▶ [Collected data]:
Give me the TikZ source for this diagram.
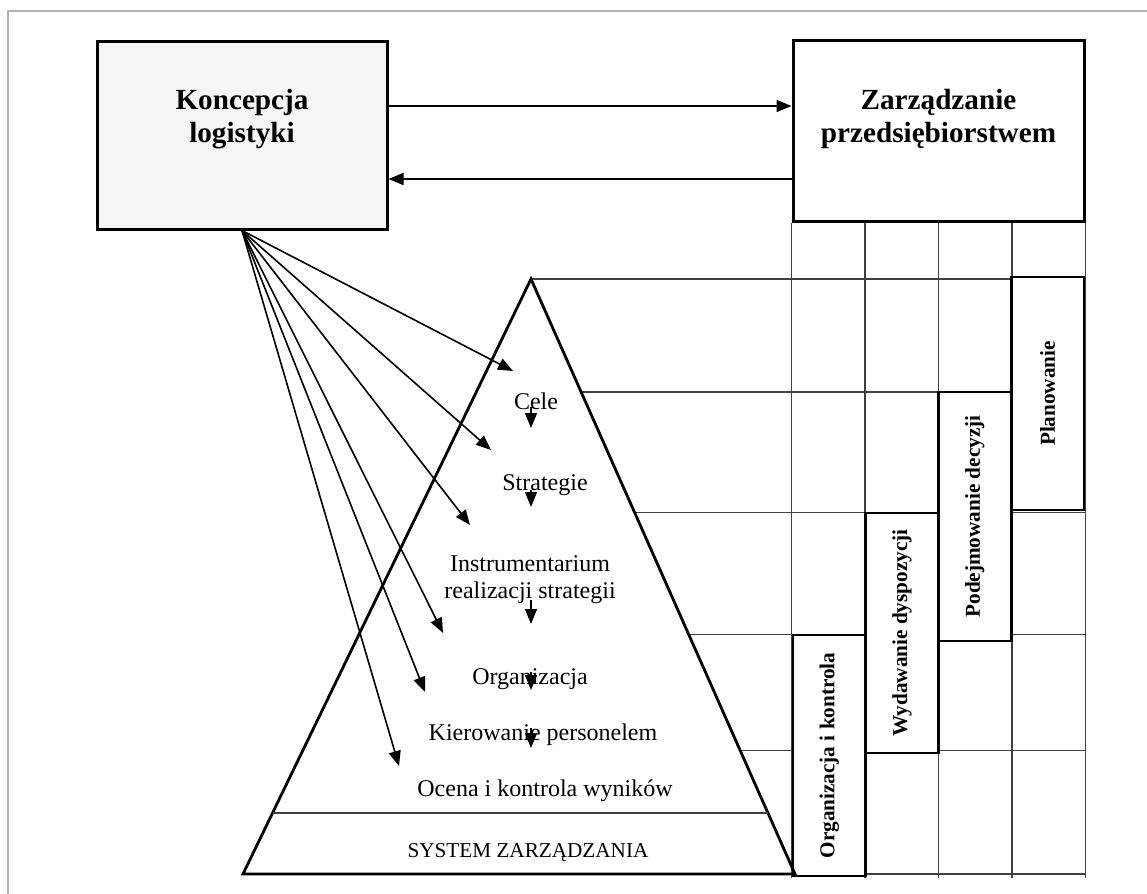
\documentclass[tikz,border=0pt]{standalone}
\usepackage{fontspec}
\setmainfont{Liberation Serif}
\usetikzlibrary{arrows.meta,calc}

\tikzset{
  blok/.style={draw, line width=1.5pt, minimum width=145pt, minimum height=90.5pt, inner sep=0pt},
  tytul/.style={font=\bfseries\fontsize{14.6}{16.5}\selectfont, align=center, inner sep=0pt},
  etap/.style={font=\fontsize{12}{13.5}\selectfont, align=center, inner sep=0pt},
  funkcja/.style={draw, line width=1.4pt, fill=white, rotate=90, minimum height=36.4pt,
    inner sep=0pt, font=\bfseries\fontsize{10.6}{12}\selectfont},
  siatka/.style={black!75, line width=0.6pt},
}

\begin{document}
\begin{tikzpicture}[x=0.5pt, y=-0.5pt, line width=0.8pt, >={Triangle[length=7.5pt,width=6pt]}]
\useasboundingbox (0,0) rectangle (1147,894);
\draw[gray!60, line width=0.75pt] (8,894) -- (8,11) -- (1147,11);

% bloki u gory
\node[blok, fill=black!4, minimum height=94pt] (kon) at (242,135) {};
\node[tytul] (kontxt) at (242,119) {Koncepcja\\logistyki};
\node[blok, minimum width=145.5pt] (zar) at (938.5,130.5) {};
\node[tytul] (zartxt) at (938.5,119) {Zarządzanie\\przedsiębiorstwem};

\coordinate (k1) at ([yshift=14.5pt]kon.east);
\coordinate (k2) at ([yshift=-22pt]kon.east);
\draw[->] (k1) -- (k1 -| zar.west);
\draw[->] (k2 -| zar.west) -- (k2);

% siatka funkcji zarzadzania
\coordinate (szczyt) at (531,279);
\coordinate (lewy) at (243,874);
\coordinate (prawy) at (795,874);
\foreach \i in {0,...,4}
  \draw[siatka] ($(zar.south west)!\i/4!(zar.south east)$) -- ++(0,655);
\draw[siatka] (szczyt) -- (szczyt -| zar.east);
\foreach \t in {0.810,0.608,0.402,0.208}{
  \coordinate (h) at ($(prawy)!\t!(szczyt)$);
  \draw[siatka] (h) -- (h -| zar.east);
}
\draw[siatka] (prawy) -- (prawy -| zar.east);

\node[funkcja, minimum width=116.5pt] (plan) at (1047.6,393.5) {Planowanie};
\node[funkcja, minimum width=124.5pt] (decyz) at (974.9,516.5) {Podejmowanie decyzji};
\node[funkcja, minimum width=120pt] (dysp) at (902.1,633) {Wydawanie dyspozycji};
\node[funkcja, minimum width=120.5pt] (kontr) at (829.4,755.5) {Organizacja i kontrola};

% piramida
\draw[line width=1.4pt] (szczyt) -- (lewy) -- (prawy) -- cycle;
\draw[siatka] ($(lewy)!0.1025!(szczyt)$) -- ($(prawy)!0.1025!(szczyt)$);

\node[etap] (cele) at (536,401) {Cele};
\node[etap] (strat) at (545,485) {Strategie};
\node[etap] (instr) at (530,580) {Instrumentarium\\realizacji strategii};
\node[etap] (org) at (530,679) {Organizacja};
\node[etap] (kier) at (543,735) {Kierowanie personelem};
\node[etap] (ocena) at (545,791) {Ocena i kontrola wyników};
\node[etap, font=\fontsize{10.6}{12}\selectfont] (sys) at (528,853) {SYSTEM ZARZĄDZANIA};

\foreach \ya/\yb in {407/428, 490/507, 600/624, 672/690, 728/748}
  \draw[->] (szczyt |- 0,\ya) -- (szczyt |- 0,\yb);

% strzalki z koncepcji
\foreach \x/\y [count=\i] in {513/371, 491/450, 470/525, 443/633, 425/692, 399/766}
  \coordinate (f\i) at (\x,\y);
\foreach \i in {1,...,6}
  \draw[->] (kon.south) -- (f\i);
\end{tikzpicture}
\end{document}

▶ [Stated task]: Give again, word for word, every line from the top of the data above to the line holding "(prawy -| zar.east);", inclusive, with the pictures left out.

▶ [Task output]:
Give me the TikZ source for this diagram.
\documentclass[tikz,border=0pt]{standalone}
\usepackage{fontspec}
\setmainfont{Liberation Serif}
\usetikzlibrary{arrows.meta,calc}

\tikzset{
  blok/.style={draw, line width=1.5pt, minimum width=145pt, minimum height=90.5pt, inner sep=0pt},
  tytul/.style={font=\bfseries\fontsize{14.6}{16.5}\selectfont, align=center, inner sep=0pt},
  etap/.style={font=\fontsize{12}{13.5}\selectfont, align=center, inner sep=0pt},
  funkcja/.style={draw, line width=1.4pt, fill=white, rotate=90, minimum height=36.4pt,
    inner sep=0pt, font=\bfseries\fontsize{10.6}{12}\selectfont},
  siatka/.style={black!75, line width=0.6pt},
}

\begin{document}
\begin{tikzpicture}[x=0.5pt, y=-0.5pt, line width=0.8pt, >={Triangle[length=7.5pt,width=6pt]}]
\useasboundingbox (0,0) rectangle (1147,894);
\draw[gray!60, line width=0.75pt] (8,894) -- (8,11) -- (1147,11);

% bloki u gory
\node[blok, fill=black!4, minimum height=94pt] (kon) at (242,135) {};
\node[tytul] (kontxt) at (242,119) {Koncepcja\\logistyki};
\node[blok, minimum width=145.5pt] (zar) at (938.5,130.5) {};
\node[tytul] (zartxt) at (938.5,119) {Zarządzanie\\przedsiębiorstwem};

\coordinate (k1) at ([yshift=14.5pt]kon.east);
\coordinate (k2) at ([yshift=-22pt]kon.east);
\draw[->] (k1) -- (k1 -| zar.west);
\draw[->] (k2 -| zar.west) -- (k2);

% siatka funkcji zarzadzania
\coordinate (szczyt) at (531,279);
\coordinate (lewy) at (243,874);
\coordinate (prawy) at (795,874);
\foreach \i in {0,...,4}
  \draw[siatka] ($(zar.south west)!\i/4!(zar.south east)$) -- ++(0,655);
\draw[siatka] (szczyt) -- (szczyt -| zar.east);
\foreach \t in {0.810,0.608,0.402,0.208}{
  \coordinate (h) at ($(prawy)!\t!(szczyt)$);
  \draw[siatka] (h) -- (h -| zar.east);
}
\draw[siatka] (prawy) -- (prawy -| zar.east);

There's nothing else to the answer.